I graduated high school in 1999 – the year of Columbine. I watched as schools were “hardened” in the name of safety. Gone were the days of being able to walk to your  school to play on the playground while school was out.

Six years later, I began volunteering at a public defender’s office. I watched as teenager after teenager came into the courtroom in shackles for school ground fights, even food fights. The racial disparity was undeniable. The pranks my older brother had played and the fights he joined (often while donning a  black trench coat) would have earned him an arrest record, preventing his military career and forever altering his life, had he been born just five years later.

We’ve come so far – in the last five years, Florida’s youth arrest rate for petty misdemeanors has been cut in half, partly through the increased use of pre-arrest diversion programs like civil citations. The juvenile crime rate has steadily declined since the mid-1990s, disproving the then popular theory of emerging “super predators” that helped justify zero tolerance policies. But racial disparities in school discipline and juvenile justice persist. Youth continue to be arrested at school for common misbehavior that would have been handled by school administration only 20 years ago. Troubled students continue to be pushed out of their regular schools. The “School-to-Prison Pipeline” has not yet been destroyed.

When I saw the headline on Valentine’s Day of what was unfolding at Marjory Stoneman Douglas High School in Parkland, my heart sank for more than one reason. The aftermath of the mass shooting at Marjory Stoneman has echoed that of Columbine: ‘hardened schools’, ‘bullying’, ‘law enforcement at every school’, ‘video game violence’, ‘gun control’, ‘zero tolerance.’ We’ve been here before. We know how this story goes.

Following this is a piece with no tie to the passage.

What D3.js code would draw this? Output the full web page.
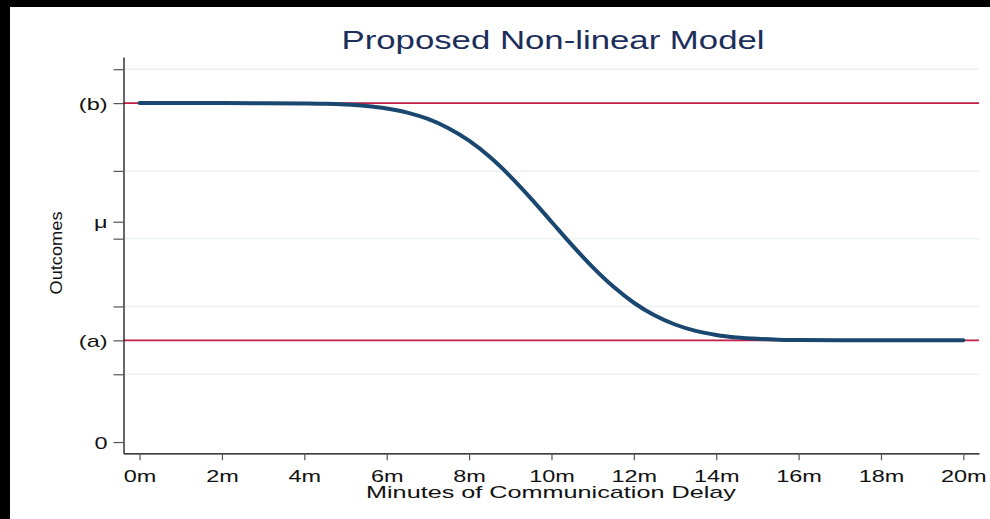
<!DOCTYPE html>
<html><head><meta charset="utf-8">
<script src="https://cdn.jsdelivr.net/npm/d3@7"></script>
<style>html,body{margin:0;padding:0;background:#fff;overflow:hidden;} svg{display:block;}</style>
</head><body>
<script>
// ---- data ----
const minutes = [0,1,2,3,4,4.5,5,5.5,6,6.5,7,7.5,8,8.5,9,9.5,10,10.5,11,11.5,12,12.5,13,13.5,14,14.5,15,15.5,16,17,18,19,20];
const outcome = [5.00,5.00,5.00,4.999,4.995,4.99,4.978,4.957,4.92,4.86,4.766,4.63,4.445,4.207,3.92,3.595,3.25,2.905,2.58,2.293,2.055,1.87,1.734,1.64,1.58,1.543,1.522,1.51,1.505,1.501,1.50,1.50,1.50];
const xTicks = [0,2,4,6,8,10,12,14,16,18,20];
const xTickLabels = ["0m","2m","4m","6m","8m","10m","12m","14m","16m","18m","20m"];
const yTicks = [0,1,1.5,2,3,3.25,4,5,5.5];
const yTickLabels = ["0","","(a)","","","μ","","(b)",""];
const yGrid = [1,2,3,4,5.5];
const refLines = [1.5,5];
const titleText = "Proposed Non-linear Model";
const xTitle = "Minutes of Communication Delay";
const yTitle = "Outcomes";

const W = 990, H = 519;
const svg = d3.select("body").append("svg").attr("width",W).attr("height",H);
svg.append("rect").attr("width",W).attr("height",H).attr("fill","#fff");
// black frame strips on the left and top only
svg.append("rect").attr("x",0).attr("y",0).attr("width",10).attr("height",H).attr("fill","#000");
svg.append("rect").attr("x",0).attr("y",0).attr("width",W).attr("height",7).attr("fill","#000");

const x = d3.scaleLinear().domain([-0.39,20.38]).range([123.5,979]);
const y = d3.scaleLinear().domain([-0.166,5.68]).range([453.3,57]);
const font = "'Liberation Sans', Arial, Helvetica, sans-serif";
const SX = 1.38;
const FS = 17;

// grid
svg.append("g").selectAll("line").data(yGrid).join("line")
  .attr("x1",x.range()[0]).attr("x2",x.range()[1])
  .attr("y1",d=>y(d)).attr("y2",d=>y(d))
  .attr("stroke","#eaf1f3").attr("stroke-width",1.5);

// reference lines
svg.append("g").selectAll("line").data(refLines).join("line")
  .attr("x1",x.range()[0]).attr("x2",x.range()[1])
  .attr("y1",d=>y(d)).attr("y2",d=>y(d))
  .attr("stroke","#c41e45").attr("stroke-width",1.6);

// curve
const line = d3.line().x((d,i)=>x(minutes[i])).y(d=>y(d)).curve(d3.curveMonotoneX);
svg.append("path").datum(outcome).attr("d",line)
  .attr("fill","none").attr("stroke","#1a476f").attr("stroke-width",4).attr("stroke-linecap","round");

// y axis
const yAxis = svg.append("g").attr("transform",`translate(${x.range()[0]},0)`)
  .call(d3.axisLeft(y).tickValues(yTicks).tickSize(10).tickSizeOuter(0)
    .tickFormat((d,i)=>yTickLabels[i]));
yAxis.select(".domain").attr("stroke","#000").attr("stroke-width",1.2);
yAxis.selectAll(".tick line").attr("stroke","#555").attr("stroke-width",1.2);
yAxis.selectAll(".tick text").attr("x",-16/SX).attr("dy","0.36em")
  .attr("transform",`scale(${SX},1)`)
  .attr("font-family",font).attr("font-size",FS).attr("fill","#111");

// x axis
const xAxis = svg.append("g").attr("transform",`translate(0,${y.range()[0]})`)
  .call(d3.axisBottom(x).tickValues(xTicks).tickSize(7).tickSizeOuter(0)
    .tickFormat((d,i)=>xTickLabels[i]));
xAxis.select(".domain").attr("stroke","#000").attr("stroke-width",1.2);
xAxis.selectAll(".tick line").attr("stroke","#555").attr("stroke-width",1.2);
xAxis.selectAll(".tick text").attr("y",28.4).attr("dy",null)
  .attr("transform",`scale(${SX},1)`)
  .attr("font-family",font).attr("font-size",FS).attr("fill","#111");

// titles
svg.append("text").attr("x",553).attr("y",49).attr("text-anchor","middle")
  .attr("font-family",font).attr("font-size",26.5).attr("fill","#1c2e5a")
  .attr("textLength",423).attr("lengthAdjust","spacingAndGlyphs").text(titleText);
svg.append("text").attr("x",551).attr("y",497.5).attr("text-anchor","middle")
  .attr("font-family",font).attr("font-size",FS).attr("fill","#111")
  .attr("textLength",370).attr("lengthAdjust","spacingAndGlyphs").text(xTitle);
svg.append("text").attr("transform","translate(62,253) rotate(-90)").attr("text-anchor","middle")
  .attr("font-family",font).attr("font-size",FS).attr("fill","#111")
  .attr("textLength",83).attr("lengthAdjust","spacingAndGlyphs").text(yTitle);
</script>
</body></html>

The “Marjory Stoneman Douglas High School Public Safety Act” will impact the daily lives of our youth, especially our youth of color, LGBTQ youth and youth struggling with disabilities and trauma. There will be collateral consequences in the name of safety. We cannot let those consequences derail young lives. School boards across the state will be implementing the Act’s requirements over the coming months and they need to hear your voice.

School Safety Advocacy Toolkit

As part of our Keep Kids Learning Campaign, we’ve created a School Safety Advocacy Toolkit to help prepare you to advocate for policies and programs aimed at mitigating the risks of increased arrests and exclusionary discipline, disparate treatment, and the potential for victims of school gun violence.

My daughter recently said to me, “The thing I don’t like most about school is how most grownups talk to the kids.” She’s in Kindergarten. Our kids deserve to grow and learn in supportive, yet challenging school environments that do not use counterproductive disciplinary and school policies that jeopardize their safety or punish them for being children.